TriMet’s Board of Directors took a significant step toward bringing faster, more efficient and reliable bus service on the eastside this week. They voted to award the pre-construction contract for the Division Transit Project to Raimore Construction, a certified Disadvantaged Business Enterprise (DBE) with a 20-year history of work for TriMet. Selection for pre-construction services positions Raimore to receive the largest DBE contract in Oregon history, when construction of the Division Transit Project begins, currently expected as early as 2019.

The Project

The Division Transit Project will bring high-capacity bus service to a 15-mile corridor between Gresham and Downtown Portland.

Key features:

  • 60-foot-long, articulated buses with three doors for quicker boarding, room for 60% more riders and space for bikes.
  • Forty-two stations with 83 platforms and upgraded rider amenities.
  • Transit signal priority to keep buses moving, getting riders to their destinations faster.

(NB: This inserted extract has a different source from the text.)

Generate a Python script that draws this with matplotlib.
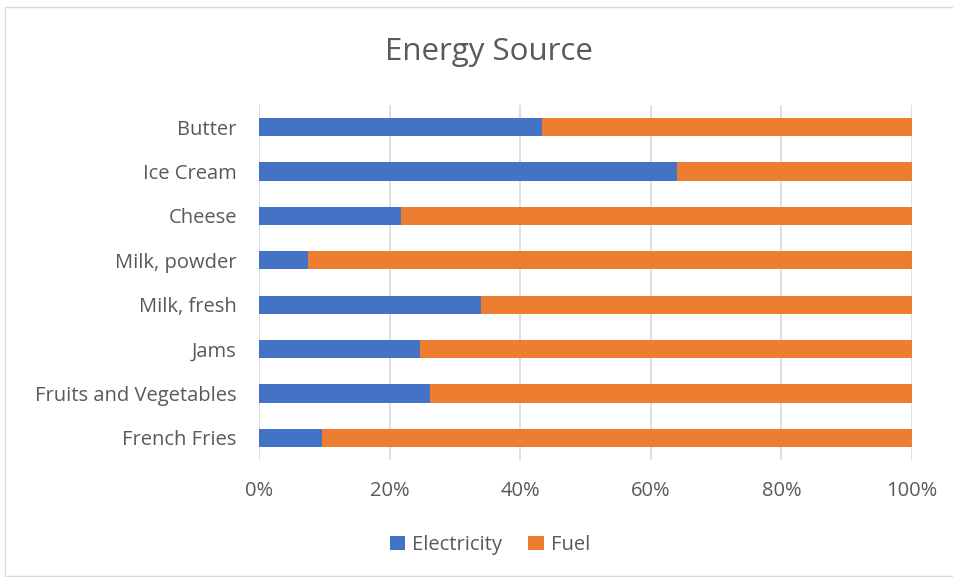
import matplotlib
matplotlib.use("Agg")
import matplotlib.pyplot as plt
from matplotlib.patches import Rectangle
from matplotlib.ticker import PercentFormatter

# energy source share per product (percent of total)
products = ["Butter", "Ice Cream", "Cheese", "Milk, powder", "Milk, fresh",
            "Jams", "Fruits and Vegetables", "French Fries"]
electricity = [43.3, 64.0, 21.8, 7.5, 34.0, 24.6, 26.2, 9.7]
fuel = [100 - e for e in electricity]

plt.rcParams['font.family'] = ['Open Sans', 'DejaVu Sans']
text_col = '#595959'

fig = plt.figure(figsize=(9.54, 5.77), dpi=100)
ax = fig.add_axes([259 / 954, 1 - 460 / 577, (912 - 259) / 954, (460 - 105) / 577])

ypos = list(range(len(products)))[::-1]
ax.barh(ypos, electricity, height=0.41, color='#4472C4', label='Electricity', zorder=3)
ax.barh(ypos, fuel, left=electricity, height=0.41, color='#ED7D31', label='Fuel', zorder=3)

ax.set_ylim(-0.5, len(products) - 0.5)
ax.set_xlim(0, 100)
ax.set_yticks(ypos)
ax.set_yticklabels(products)
ax.set_xticks(range(0, 101, 20))
ax.xaxis.set_major_formatter(PercentFormatter(decimals=0))
ax.tick_params(axis='both', length=0, labelsize=14.5, colors=text_col)
ax.tick_params(axis='x', pad=15)
ax.tick_params(axis='y', pad=16)
ax.grid(axis='x', color='#d9d9d9', linewidth=1.2, zorder=0)
for s in ax.spines.values():
    s.set_visible(False)

fig.text(0.512, 1 - 52 / 577, 'Energy Source', ha='center', va='center',
         fontsize=22.5, color=text_col)

fig.legend(loc='center', bbox_to_anchor=(490 / 954, 1 - 545 / 577), ncol=2,
           frameon=False, fontsize=14.5, labelcolor=text_col, handlelength=0.75,
           handleheight=0.75, handletextpad=0.35, columnspacing=1.3)

# chart border
fig.patches.append(Rectangle((5 / 954, 0.002), 1, 1 - 7 / 577 - 0.002,
                             transform=fig.transFigure, fill=False,
                             edgecolor='#d9d9d9', linewidth=1))

fig.savefig('out.png', dpi=100)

Once complete, the Division Transit Project will reduce travel times through the corridor up to 20 percent. The line will continue to offer frequent service, as the current Line 4-Division/Fessenden does, with buses running every 15 minutes or better, most of the day, every day. Service is expected to begin in 2022.

The project will serve what is currently part of TriMet’s most popular and heavily traveled bus line. The Line 4 provides more than 16,400 trips on an average weekday. TriMet plans to split Line 4 this fall into two routes—one that serves Downtown and North Portland (the future Line 4), and the 2-Division. Separating the line in two speeds up trips and improves reliability ahead of the Division Transit Project’s launch.

Raimore Construction

Raimore Construction’s history of working with TriMet dates back to the construction of the Interstate MAX Yellow Line. It was during that project that TriMet created a national model for the Disadvantaged Business Enterprise program. Our approach supports businesses owned by people of color and women. It reflects the belief that people building our transit system should mirror the diversity of the region, and it creates opportunities for DBEs as both prime and subcontractors on capital projects.

Disadvantaged Business Enterprises are small, for-profit businesses that are at least 51 percent owned by individuals defined by the federal government as “socially and economically disadvantaged.” By demonstrating practices that secure significant levels of DBE participation and workforce diversity, TriMet has been able to deliver major projects at the best price, ahead of schedule and millions under budget.

TriMet’s award of the Division Transit Project contract puts Raimore Construction on the road toward its decades-long goal of graduating from the DBE program. The achievement blazes a trail for other small, minority-owned business opportunities to follow. It also continues TriMet’s commitment to engage in equitable, sustainable and fiscally-prudent business practices for decades to come.